Saturday, September 15, 2007

Real Estate Orple of the Week

"Prices are poised for a continual drop for the next 5 years, or until they come back down to historical affordability ranges" - Chicken Little 1.0

"When will the average list prices get in-line with average incomes?For example, you wrote the average price of those duplexes was $381,133. Assuming 20% down, that leaves a loan of $304K. Using 4x gross income as the affordability factor means you need an income of $76K. Does the average person is Sacramento earn $76K? I thought the median income in Sacramento was $42K" - Chicken Little 1.0

Okay, Chicken Little 1.0, let's go over this s-l-o-w-l-y, shall we? Median income has nothing to do with median home prices. Or how do you explain San Diego where the median price of a home is $566,700 and the median income is $55,637?

Ouch. That hurts your argument, doesn't it? Well, maybe we could look elsewhere. How about New York? City Data reports median income in New York as $43,434 and the median price of homes as $449,000. Hmmm... maybe they should hear your theory and lower their house prices.

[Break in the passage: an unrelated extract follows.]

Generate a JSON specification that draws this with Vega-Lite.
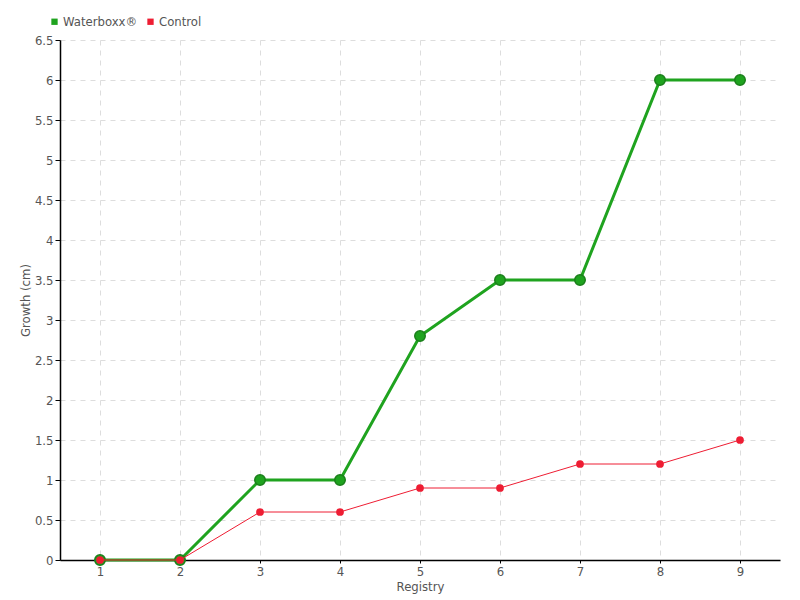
{
  "$schema": "https://vega.github.io/schema/vega-lite/v6.json",
  "width": 720,
  "height": 520,
  "autosize": {"type": "none"},
  "padding": {"left": 60, "top": 40, "right": 20, "bottom": 40},
  "background": "white",
  "config": {
    "font": "DejaVu Sans Condensed",
    "view": {"stroke": null},
    "axis": {
      "labelFont": "DejaVu Sans Condensed",
      "titleFont": "DejaVu Sans Condensed",
      "labelColor": "#555555",
      "titleColor": "#555555",
      "labelFontSize": 13,
      "titleFontSize": 13,
      "titleFontWeight": "normal",
      "domainColor": "#000000",
      "domainWidth": 1.5,
      "tickColor": "#000000",
      "gridColor": "#dddddd",
      "gridDash": [5, 5],
      "gridWidth": 1
    },
    "legend": {
      "labelFont": "DejaVu Sans Condensed",
      "labelFontSize": 13,
      "labelColor": "#555555"
    }
  },
  "data": {
    "values": [
      {"registry": 1, "growth": 0, "series": "Waterboxx®"},
      {"registry": 2, "growth": 0, "series": "Waterboxx®"},
      {"registry": 3, "growth": 1, "series": "Waterboxx®"},
      {"registry": 4, "growth": 1, "series": "Waterboxx®"},
      {"registry": 5, "growth": 2.8, "series": "Waterboxx®"},
      {"registry": 6, "growth": 3.5, "series": "Waterboxx®"},
      {"registry": 7, "growth": 3.5, "series": "Waterboxx®"},
      {"registry": 8, "growth": 6, "series": "Waterboxx®"},
      {"registry": 9, "growth": 6, "series": "Waterboxx®"},
      {"registry": 1, "growth": 0, "series": "Control"},
      {"registry": 2, "growth": 0, "series": "Control"},
      {"registry": 3, "growth": 0.6, "series": "Control"},
      {"registry": 4, "growth": 0.6, "series": "Control"},
      {"registry": 5, "growth": 0.9, "series": "Control"},
      {"registry": 6, "growth": 0.9, "series": "Control"},
      {"registry": 7, "growth": 1.2, "series": "Control"},
      {"registry": 8, "growth": 1.2, "series": "Control"},
      {"registry": 9, "growth": 1.5, "series": "Control"}
    ]
  },
  "encoding": {
    "x": {
      "field": "registry",
      "type": "quantitative",
      "scale": {"domain": [0.5, 9.5], "nice": false, "zero": false},
      "axis": {
        "title": "Registry",
        "values": [1, 2, 3, 4, 5, 6, 7, 8, 9],
        "format": "d",
        "tickSize": 3,
        "labelPadding": 2,
        "titlePadding": 2,
        "titleBaseline": "top"
      }
    },
    "y": {
      "field": "growth",
      "type": "quantitative",
      "scale": {"domain": [0, 6.5], "nice": false},
      "axis": {
        "title": "Growth (cm)",
        "values": [0, 0.5, 1, 1.5, 2, 2.5, 3, 3.5, 4, 4.5, 5, 5.5, 6, 6.5],
        "format": "~g",
        "tickSize": 5,
        "labelPadding": 2,
        "titlePadding": 2
      }
    },
    "color": {
      "field": "series",
      "type": "nominal",
      "scale": {"domain": ["Waterboxx®", "Control"], "range": ["#1fa31f", "#ee1d33"]},
      "legend": {
        "title": null,
        "orient": "none",
        "direction": "horizontal",
        "legendX": -12,
        "legendY": -25,
        "symbolType": "square",
        "symbolSize": 40,
        "symbolOpacity": 1,
        "symbolStrokeWidth": 0,
        "labelOffset": 2,
        "columnPadding": 6
      }
    }
  },
  "layer": [
    {
      "transform": [{"filter": "datum.series === 'Waterboxx®'"}],
      "mark": {"type": "line", "strokeWidth": 3}
    },
    {
      "transform": [{"filter": "datum.series === 'Waterboxx®'"}],
      "mark": {"type": "point", "filled": true, "size": 110, "opacity": 1, "stroke": "#1a7f1a", "strokeWidth": 1.5}
    },
    {
      "transform": [{"filter": "datum.series === 'Control'"}],
      "mark": {"type": "line", "strokeWidth": 1}
    },
    {
      "transform": [{"filter": "datum.series === 'Control'"}],
      "mark": {"type": "point", "filled": true, "size": 60, "opacity": 1}
    }
  ]
}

Okay, so maybe we should consider Los Angeles. Surely, they understand your measure and what you mean. Okay, Los Angeles, then. A median priced home in Los Angeles sells for $513,800. Median income? $42,667.

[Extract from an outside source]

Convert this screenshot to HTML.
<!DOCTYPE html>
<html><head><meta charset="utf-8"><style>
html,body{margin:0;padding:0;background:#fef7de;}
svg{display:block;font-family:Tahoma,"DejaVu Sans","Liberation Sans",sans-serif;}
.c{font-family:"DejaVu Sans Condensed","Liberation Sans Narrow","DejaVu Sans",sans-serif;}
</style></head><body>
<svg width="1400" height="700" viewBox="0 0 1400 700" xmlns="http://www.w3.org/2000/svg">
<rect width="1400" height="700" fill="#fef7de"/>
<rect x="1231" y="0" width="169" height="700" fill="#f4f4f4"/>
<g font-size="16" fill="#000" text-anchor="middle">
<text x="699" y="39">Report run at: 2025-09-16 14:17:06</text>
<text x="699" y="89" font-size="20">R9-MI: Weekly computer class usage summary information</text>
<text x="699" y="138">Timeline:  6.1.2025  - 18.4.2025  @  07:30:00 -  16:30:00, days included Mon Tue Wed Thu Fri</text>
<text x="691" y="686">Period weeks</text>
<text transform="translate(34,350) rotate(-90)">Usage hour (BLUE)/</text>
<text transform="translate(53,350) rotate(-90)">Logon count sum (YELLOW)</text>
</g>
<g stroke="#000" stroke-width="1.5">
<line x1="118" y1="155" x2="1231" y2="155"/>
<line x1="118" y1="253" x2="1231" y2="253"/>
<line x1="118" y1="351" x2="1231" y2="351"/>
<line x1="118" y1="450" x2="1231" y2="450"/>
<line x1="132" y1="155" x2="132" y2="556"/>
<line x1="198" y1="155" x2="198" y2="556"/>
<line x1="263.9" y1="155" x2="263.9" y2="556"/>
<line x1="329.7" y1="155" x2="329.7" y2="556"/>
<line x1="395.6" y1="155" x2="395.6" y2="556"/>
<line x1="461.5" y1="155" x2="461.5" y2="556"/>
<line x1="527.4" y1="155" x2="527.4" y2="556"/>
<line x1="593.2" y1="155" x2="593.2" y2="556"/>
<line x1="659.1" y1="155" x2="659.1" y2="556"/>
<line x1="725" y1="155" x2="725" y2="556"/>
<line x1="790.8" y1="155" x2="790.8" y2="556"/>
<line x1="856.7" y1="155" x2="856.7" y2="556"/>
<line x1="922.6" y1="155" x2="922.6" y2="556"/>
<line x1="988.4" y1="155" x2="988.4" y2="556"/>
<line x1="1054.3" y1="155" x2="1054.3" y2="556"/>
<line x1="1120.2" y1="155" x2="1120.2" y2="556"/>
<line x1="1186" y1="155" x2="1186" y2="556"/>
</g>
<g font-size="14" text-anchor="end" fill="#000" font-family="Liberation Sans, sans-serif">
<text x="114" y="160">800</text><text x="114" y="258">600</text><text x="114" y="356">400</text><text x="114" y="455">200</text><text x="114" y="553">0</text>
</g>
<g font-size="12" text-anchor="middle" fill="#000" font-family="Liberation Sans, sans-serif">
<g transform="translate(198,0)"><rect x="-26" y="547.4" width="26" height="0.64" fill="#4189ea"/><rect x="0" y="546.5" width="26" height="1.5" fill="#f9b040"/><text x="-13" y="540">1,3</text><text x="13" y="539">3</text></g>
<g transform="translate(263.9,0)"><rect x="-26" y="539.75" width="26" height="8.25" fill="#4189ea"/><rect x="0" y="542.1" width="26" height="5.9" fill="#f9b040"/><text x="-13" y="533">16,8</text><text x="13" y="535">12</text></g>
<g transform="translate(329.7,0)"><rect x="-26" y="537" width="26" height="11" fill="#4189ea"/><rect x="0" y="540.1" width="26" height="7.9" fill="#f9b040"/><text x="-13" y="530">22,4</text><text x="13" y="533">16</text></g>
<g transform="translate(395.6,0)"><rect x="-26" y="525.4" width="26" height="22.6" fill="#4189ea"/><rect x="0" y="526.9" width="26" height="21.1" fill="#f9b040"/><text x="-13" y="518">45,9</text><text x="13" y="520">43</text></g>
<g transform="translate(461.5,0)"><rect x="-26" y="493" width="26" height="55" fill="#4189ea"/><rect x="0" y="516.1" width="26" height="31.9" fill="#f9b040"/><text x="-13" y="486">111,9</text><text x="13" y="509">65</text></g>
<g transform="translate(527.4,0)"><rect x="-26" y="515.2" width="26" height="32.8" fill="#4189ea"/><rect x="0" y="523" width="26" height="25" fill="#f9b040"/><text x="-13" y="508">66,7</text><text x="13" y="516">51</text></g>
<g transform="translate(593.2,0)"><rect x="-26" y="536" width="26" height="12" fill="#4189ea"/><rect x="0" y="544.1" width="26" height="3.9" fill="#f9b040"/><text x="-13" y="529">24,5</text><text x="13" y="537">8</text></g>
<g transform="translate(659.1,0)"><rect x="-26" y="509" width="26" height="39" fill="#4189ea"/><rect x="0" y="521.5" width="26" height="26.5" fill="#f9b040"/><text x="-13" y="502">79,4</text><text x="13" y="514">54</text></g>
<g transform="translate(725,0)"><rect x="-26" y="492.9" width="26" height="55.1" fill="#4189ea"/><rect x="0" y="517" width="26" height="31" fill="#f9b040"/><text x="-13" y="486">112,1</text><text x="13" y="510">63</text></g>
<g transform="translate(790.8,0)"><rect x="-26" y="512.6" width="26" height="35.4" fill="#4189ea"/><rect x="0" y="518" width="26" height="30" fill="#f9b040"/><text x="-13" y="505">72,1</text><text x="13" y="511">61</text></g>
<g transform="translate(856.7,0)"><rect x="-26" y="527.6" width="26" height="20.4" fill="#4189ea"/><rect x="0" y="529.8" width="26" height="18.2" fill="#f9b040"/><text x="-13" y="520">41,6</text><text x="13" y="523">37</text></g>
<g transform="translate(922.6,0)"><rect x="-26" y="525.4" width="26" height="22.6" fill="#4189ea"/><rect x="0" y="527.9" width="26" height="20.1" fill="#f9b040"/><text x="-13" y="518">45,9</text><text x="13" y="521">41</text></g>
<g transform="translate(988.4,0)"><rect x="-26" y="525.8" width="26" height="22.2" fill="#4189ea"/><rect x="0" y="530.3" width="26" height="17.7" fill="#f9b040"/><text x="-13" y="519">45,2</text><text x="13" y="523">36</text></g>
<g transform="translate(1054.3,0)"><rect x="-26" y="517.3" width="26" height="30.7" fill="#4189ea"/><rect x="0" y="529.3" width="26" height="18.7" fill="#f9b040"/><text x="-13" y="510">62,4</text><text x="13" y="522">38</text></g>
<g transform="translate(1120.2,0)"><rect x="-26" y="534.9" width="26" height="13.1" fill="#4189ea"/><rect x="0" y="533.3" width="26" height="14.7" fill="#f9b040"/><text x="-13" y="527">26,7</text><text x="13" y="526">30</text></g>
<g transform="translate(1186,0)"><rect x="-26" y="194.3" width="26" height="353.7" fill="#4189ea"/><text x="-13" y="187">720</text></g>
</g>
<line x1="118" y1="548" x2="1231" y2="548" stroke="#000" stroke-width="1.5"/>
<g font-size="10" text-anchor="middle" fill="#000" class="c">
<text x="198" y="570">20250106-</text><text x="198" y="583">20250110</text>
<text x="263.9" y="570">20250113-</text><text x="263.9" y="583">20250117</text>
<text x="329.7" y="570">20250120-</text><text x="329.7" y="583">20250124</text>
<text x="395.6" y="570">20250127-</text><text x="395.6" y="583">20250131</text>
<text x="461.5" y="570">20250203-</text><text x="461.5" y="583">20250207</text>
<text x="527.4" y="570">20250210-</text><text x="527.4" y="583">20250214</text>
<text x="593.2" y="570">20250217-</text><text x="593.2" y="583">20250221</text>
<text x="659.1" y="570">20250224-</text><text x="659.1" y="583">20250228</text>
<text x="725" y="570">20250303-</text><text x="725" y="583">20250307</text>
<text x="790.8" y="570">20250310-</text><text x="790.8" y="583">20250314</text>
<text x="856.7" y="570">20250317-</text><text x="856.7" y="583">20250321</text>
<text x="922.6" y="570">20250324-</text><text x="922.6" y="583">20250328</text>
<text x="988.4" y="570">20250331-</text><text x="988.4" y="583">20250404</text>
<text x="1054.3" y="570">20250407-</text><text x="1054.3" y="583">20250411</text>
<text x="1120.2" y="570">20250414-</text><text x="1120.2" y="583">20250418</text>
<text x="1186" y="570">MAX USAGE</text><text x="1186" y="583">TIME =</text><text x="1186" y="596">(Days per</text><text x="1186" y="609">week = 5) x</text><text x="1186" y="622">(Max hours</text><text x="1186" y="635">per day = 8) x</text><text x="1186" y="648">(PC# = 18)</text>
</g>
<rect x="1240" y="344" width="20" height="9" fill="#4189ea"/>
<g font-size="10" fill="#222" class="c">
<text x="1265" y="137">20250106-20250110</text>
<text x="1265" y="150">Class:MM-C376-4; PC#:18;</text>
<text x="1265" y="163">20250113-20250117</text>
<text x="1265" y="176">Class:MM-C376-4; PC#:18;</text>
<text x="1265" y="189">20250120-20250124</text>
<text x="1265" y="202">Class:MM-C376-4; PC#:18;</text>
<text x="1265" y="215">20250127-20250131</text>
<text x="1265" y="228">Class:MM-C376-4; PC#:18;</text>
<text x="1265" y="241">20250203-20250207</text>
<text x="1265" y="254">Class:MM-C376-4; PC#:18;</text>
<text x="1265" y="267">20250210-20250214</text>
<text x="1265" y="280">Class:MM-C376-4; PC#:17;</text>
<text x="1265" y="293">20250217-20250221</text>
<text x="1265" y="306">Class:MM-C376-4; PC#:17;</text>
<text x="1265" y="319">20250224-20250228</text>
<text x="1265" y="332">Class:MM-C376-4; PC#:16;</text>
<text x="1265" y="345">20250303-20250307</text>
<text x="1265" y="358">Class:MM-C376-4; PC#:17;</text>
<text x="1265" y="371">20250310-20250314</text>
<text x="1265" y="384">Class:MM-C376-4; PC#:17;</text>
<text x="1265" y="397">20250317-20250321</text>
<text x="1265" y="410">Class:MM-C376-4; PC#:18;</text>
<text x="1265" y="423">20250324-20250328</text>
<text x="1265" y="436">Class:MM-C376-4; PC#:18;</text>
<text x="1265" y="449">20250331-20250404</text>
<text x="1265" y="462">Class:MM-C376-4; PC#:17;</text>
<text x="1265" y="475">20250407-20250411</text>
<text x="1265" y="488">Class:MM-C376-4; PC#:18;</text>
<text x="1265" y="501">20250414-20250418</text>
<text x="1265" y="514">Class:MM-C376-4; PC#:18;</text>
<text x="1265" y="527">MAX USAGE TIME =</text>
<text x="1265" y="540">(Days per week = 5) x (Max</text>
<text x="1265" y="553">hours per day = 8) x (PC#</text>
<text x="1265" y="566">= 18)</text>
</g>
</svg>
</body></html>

Hmmm. (Cough, cough) Ahem!

The problem, Chicken Little 1.0 is that you cannot put a nice little bow on everything that happens. There are no neat little mathematical calculations you can apply to everything. I wish life were that simple.

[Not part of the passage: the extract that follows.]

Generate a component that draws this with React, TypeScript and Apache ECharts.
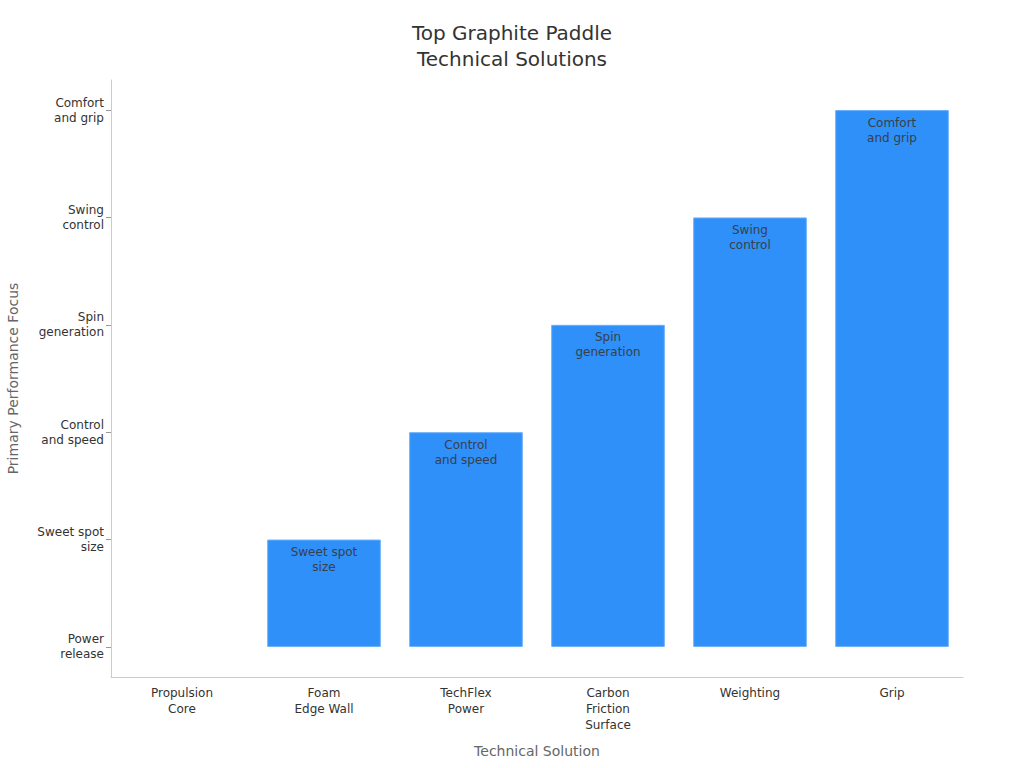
import React, { useEffect, useRef } from 'react';
import * as echarts from 'echarts';

const solutions = [
  'Propulsion\nCore',
  'Foam\nEdge Wall',
  'TechFlex\nPower',
  'Carbon\nFriction\nSurface',
  'Weighting',
  'Grip',
];

const focusLevels = [
  'Power\nrelease',
  'Sweet spot\nsize',
  'Control\nand speed',
  'Spin\ngeneration',
  'Swing\ncontrol',
  'Comfort\nand grip',
];

// index into focusLevels for each solution
const focusValues = [0, 1, 2, 3, 4, 5];

const focusTicks = [0, 1, 2, 3, 4, 5];

const FONT = "'DejaVu Sans', sans-serif";

const App: React.FC = () => {
  const chartRef = useRef<HTMLDivElement>(null);

  useEffect(() => {
    if (!chartRef.current) return;
    const chart = echarts.init(chartRef.current, null, { renderer: 'svg' });

    const option: echarts.EChartsOption = {
      animation: false,
      backgroundColor: '#ffffff',
      textStyle: { fontFamily: FONT },
      title: {
        text: 'Top Graphite Paddle\nTechnical Solutions',
        left: 'center',
        top: 15,
        textStyle: {
          fontFamily: FONT,
          fontSize: 20,
          fontWeight: 'normal',
          color: '#333333',
          lineHeight: 26,
        },
      },
      grid: { left: 111, right: 61, top: 80, bottom: 91, outerBoundsMode: 'none' } as any,
      xAxis: {
        type: 'category',
        data: solutions,
        name: 'Technical Solution',
        nameLocation: 'middle',
        nameGap: 67,
        nameTextStyle: { fontFamily: FONT, fontSize: 14, color: '#666666' },
        axisLine: { onZero: false, lineStyle: { color: '#cccccc' } },
        axisTick: { alignWithLabel: true, length: 5, lineStyle: { color: '#aaaaaa' } },
        axisLabel: {
          fontFamily: FONT,
          fontSize: 12,
          color: '#333333',
          lineHeight: 16,
          margin: 8,
          interval: 0,
        },
      },
      yAxis: {
        type: 'value',
        min: -0.28,
        max: 5.28,
        name: 'Primary Performance Focus',
        nameLocation: 'middle',
        nameGap: 91,
        nameTextStyle: { fontFamily: FONT, fontSize: 14, color: '#666666' },
        splitLine: { show: false },
        axisLine: { show: true, onZero: false, lineStyle: { color: '#cccccc' } },
        axisTick: {
          show: true,
          length: 5,
          customValues: focusTicks,
          lineStyle: { color: '#999999' },
        },
        axisLabel: {
          customValues: focusTicks,
          fontFamily: FONT,
          fontSize: 12,
          color: '#333333',
          lineHeight: 15,
          margin: 7,
          formatter: (v: number) => focusLevels[Math.round(v)] ?? '',
        },
      },
      series: [
        {
          type: 'bar',
          barWidth: '80%',
          data: focusValues.map((v) => ({
            value: v,
            itemStyle: v === 0 ? { borderWidth: 0, opacity: 0 } : undefined,
          })),
          itemStyle: {
            color: '#2e90f8',
            borderColor: '#6aaefb',
            borderWidth: 1,
          },
          label: {
            show: true,
            position: 'insideTop',
            distance: 5,
            fontFamily: FONT,
            fontSize: 12,
            lineHeight: 15,
            color: '#3a3f4a',
            formatter: (p: any) => (p.value > 0 ? focusLevels[p.value] : ''),
          },
        },
      ],
    };

    chart.setOption(option);
    return () => {
      chart.dispose();
    };
  }, []);

  return <div ref={chartRef} style={{ width: 1024, height: 768, position: 'absolute', left: 0, top: 0 }} />;
};

export default App;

Median house prices are oranges; median incomes are apples. Compare the two and you get an orple. A nut.

3 comments:

portland re guy said...

Since chicken little 1.0 seems to be wrong, what is driving sales and prices down?

How about a historical view of real estate values versus income? Since 2000, this ratio has gone completely crazy. I believe that reality is returning as a whole lot of recent buyers that should not have been in the market, are now being forced out of the market.

Purva Brown - sacramentorealestategal said...

Portland RE Guy,

NutHound Quincy is working on getting historical data.

And by the way I don't disagree with the idea that a lot of people that shouldn't have been buying were in the market and are now being forced out.

However, to justify the real estate boom as a bubble and to impose guidelines on the free market seems a little nutty to me.

There are many cities where people just cannot afford to buy and rent for all their lives. To say that housing prices will fall until every person can buy a house is nothing short of preposterous!

John Lockwood said...

Portland RE Guy,

Just so you know -- our main "free" (given that we have to pay for it anyway to do our jobs) source for real estate data is the multiple listing service -- in our case, Metrolist. Metrolist did an upgrade a few years back -- 2003 I think it was -- and at that time whatever historical data they did have, which was already limited, was not carried forward. That's why you may find our analyses lack historical depth.